On April 26, 1986, a meltdown happened in the plant’s Reactor 4, making a 30-square-kilometer area around the site uninhabitable and forcing thousands of people to evacuate.
More than 30 years later, the site is a widely visited tourist attraction for people all around the world – including those from the United States, Japan, Ireland, Belgium and beyond.
The four-story hostel is built within the exclusion zone of the site and is able to host 42 guests. Travelers are welcome to a short-term stay accompanied with a plasma TV, a shower unit, a toilet, modern furniture and free Wi-Fi. Once renovations are finished, the hostel will be able to welcome 102 people in single and double rooms. A one-night stay costs just under 198 Ukrainian Hryvnia, equivalent to $7.60 per person.

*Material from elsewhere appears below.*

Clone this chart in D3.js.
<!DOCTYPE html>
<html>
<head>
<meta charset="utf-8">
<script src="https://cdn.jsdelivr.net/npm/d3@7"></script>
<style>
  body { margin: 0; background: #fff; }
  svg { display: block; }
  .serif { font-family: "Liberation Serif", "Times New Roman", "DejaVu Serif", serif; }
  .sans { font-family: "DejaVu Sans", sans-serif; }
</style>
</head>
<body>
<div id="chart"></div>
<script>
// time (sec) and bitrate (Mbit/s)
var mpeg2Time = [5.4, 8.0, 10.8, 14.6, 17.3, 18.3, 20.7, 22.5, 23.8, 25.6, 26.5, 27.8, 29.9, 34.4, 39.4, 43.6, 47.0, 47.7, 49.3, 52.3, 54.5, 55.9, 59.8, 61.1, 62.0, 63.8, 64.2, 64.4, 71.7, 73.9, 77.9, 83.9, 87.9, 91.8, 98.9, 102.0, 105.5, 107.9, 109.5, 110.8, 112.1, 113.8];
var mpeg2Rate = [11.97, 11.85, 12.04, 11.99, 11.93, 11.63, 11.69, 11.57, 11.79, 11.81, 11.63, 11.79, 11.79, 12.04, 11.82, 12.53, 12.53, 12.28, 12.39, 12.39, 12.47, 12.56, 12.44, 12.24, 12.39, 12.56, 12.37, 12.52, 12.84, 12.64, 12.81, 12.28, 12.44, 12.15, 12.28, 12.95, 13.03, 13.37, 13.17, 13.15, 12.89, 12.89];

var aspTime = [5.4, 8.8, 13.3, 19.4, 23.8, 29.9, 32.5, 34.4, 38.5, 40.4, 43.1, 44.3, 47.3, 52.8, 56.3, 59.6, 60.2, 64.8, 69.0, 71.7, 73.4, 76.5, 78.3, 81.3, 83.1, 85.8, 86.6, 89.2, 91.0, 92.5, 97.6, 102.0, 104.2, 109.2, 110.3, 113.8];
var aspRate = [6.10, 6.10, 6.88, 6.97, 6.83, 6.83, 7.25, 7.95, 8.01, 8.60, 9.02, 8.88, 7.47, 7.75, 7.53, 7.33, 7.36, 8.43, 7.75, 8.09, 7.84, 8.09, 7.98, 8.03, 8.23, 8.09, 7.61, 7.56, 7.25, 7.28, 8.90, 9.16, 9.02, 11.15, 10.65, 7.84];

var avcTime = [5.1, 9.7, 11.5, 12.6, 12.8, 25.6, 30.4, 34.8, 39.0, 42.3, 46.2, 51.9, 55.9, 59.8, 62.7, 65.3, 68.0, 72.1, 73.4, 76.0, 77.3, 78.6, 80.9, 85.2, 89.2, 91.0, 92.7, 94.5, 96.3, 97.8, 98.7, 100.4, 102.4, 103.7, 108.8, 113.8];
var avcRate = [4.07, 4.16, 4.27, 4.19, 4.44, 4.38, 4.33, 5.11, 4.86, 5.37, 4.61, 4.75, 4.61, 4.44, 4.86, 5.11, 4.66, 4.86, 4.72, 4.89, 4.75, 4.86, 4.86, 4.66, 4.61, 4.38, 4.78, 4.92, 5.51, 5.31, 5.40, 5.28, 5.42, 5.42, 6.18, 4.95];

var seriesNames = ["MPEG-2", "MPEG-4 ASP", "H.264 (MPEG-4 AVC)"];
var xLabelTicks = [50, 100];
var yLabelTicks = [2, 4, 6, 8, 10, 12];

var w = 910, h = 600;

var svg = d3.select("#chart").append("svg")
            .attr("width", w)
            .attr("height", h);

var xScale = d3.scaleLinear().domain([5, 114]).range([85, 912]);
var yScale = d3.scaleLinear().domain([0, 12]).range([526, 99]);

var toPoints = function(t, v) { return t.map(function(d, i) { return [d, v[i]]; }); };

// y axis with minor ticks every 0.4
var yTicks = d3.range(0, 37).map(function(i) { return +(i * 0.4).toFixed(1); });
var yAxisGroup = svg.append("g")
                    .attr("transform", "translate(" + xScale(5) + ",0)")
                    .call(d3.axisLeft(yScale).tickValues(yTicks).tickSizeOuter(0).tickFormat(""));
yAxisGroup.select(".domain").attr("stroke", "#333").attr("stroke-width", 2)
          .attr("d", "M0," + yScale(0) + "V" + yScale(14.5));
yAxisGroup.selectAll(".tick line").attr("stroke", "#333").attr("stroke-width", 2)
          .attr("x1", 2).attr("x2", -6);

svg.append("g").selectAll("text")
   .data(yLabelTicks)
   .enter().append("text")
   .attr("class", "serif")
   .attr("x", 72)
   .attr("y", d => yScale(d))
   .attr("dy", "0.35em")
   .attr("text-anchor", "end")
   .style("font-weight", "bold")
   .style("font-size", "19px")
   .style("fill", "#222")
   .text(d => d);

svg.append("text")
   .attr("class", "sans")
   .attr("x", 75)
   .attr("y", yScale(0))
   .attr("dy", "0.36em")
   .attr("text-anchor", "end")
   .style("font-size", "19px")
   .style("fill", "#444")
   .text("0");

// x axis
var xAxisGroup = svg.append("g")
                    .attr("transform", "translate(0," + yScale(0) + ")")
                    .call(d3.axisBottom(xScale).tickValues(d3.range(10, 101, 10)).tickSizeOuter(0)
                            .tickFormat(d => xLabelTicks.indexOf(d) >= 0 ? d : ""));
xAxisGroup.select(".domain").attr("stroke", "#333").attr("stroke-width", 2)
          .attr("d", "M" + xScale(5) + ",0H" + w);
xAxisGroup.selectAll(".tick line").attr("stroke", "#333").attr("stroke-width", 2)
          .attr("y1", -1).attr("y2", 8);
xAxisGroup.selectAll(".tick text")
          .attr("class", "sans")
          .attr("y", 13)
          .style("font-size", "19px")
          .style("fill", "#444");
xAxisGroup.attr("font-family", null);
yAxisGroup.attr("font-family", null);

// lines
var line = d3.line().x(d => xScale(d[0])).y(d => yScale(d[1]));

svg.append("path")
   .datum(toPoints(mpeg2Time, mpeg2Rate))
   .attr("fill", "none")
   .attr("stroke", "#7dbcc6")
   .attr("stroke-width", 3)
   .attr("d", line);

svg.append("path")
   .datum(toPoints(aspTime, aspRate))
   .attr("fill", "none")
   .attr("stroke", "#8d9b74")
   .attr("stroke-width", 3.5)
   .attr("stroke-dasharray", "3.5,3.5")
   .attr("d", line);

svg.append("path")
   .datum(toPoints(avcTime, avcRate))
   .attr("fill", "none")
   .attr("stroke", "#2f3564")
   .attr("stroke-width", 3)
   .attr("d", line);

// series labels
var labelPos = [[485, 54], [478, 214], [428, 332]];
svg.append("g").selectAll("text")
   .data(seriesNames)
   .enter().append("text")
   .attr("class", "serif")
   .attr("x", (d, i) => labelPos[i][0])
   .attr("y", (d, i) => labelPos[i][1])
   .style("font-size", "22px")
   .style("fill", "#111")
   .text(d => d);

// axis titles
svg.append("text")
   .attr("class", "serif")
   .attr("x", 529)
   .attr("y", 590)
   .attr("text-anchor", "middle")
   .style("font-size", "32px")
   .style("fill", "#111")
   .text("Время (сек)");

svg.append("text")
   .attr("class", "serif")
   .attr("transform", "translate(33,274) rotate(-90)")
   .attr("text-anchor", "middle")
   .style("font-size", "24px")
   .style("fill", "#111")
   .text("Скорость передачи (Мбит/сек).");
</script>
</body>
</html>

Both the Ukrainian agency in charge of the exclusion zone and locals agree that opening the hostel will be of benefit to tourists who come to visit the zone, noting prior lacking of accommodation and hoping to improve the quality of visitors’ experiences.
Despite the possibility of exposure to radiation, an administrator at the hostel said that the hostel has been in high-demand since its recent opening. There almost aren’t any vacant rooms left, she said in a written release, as travelers have rushed to book rooms to witness the scale of the radioactive wasteland.
“They [the tourists] want to understand what Chernobyl is,” she said.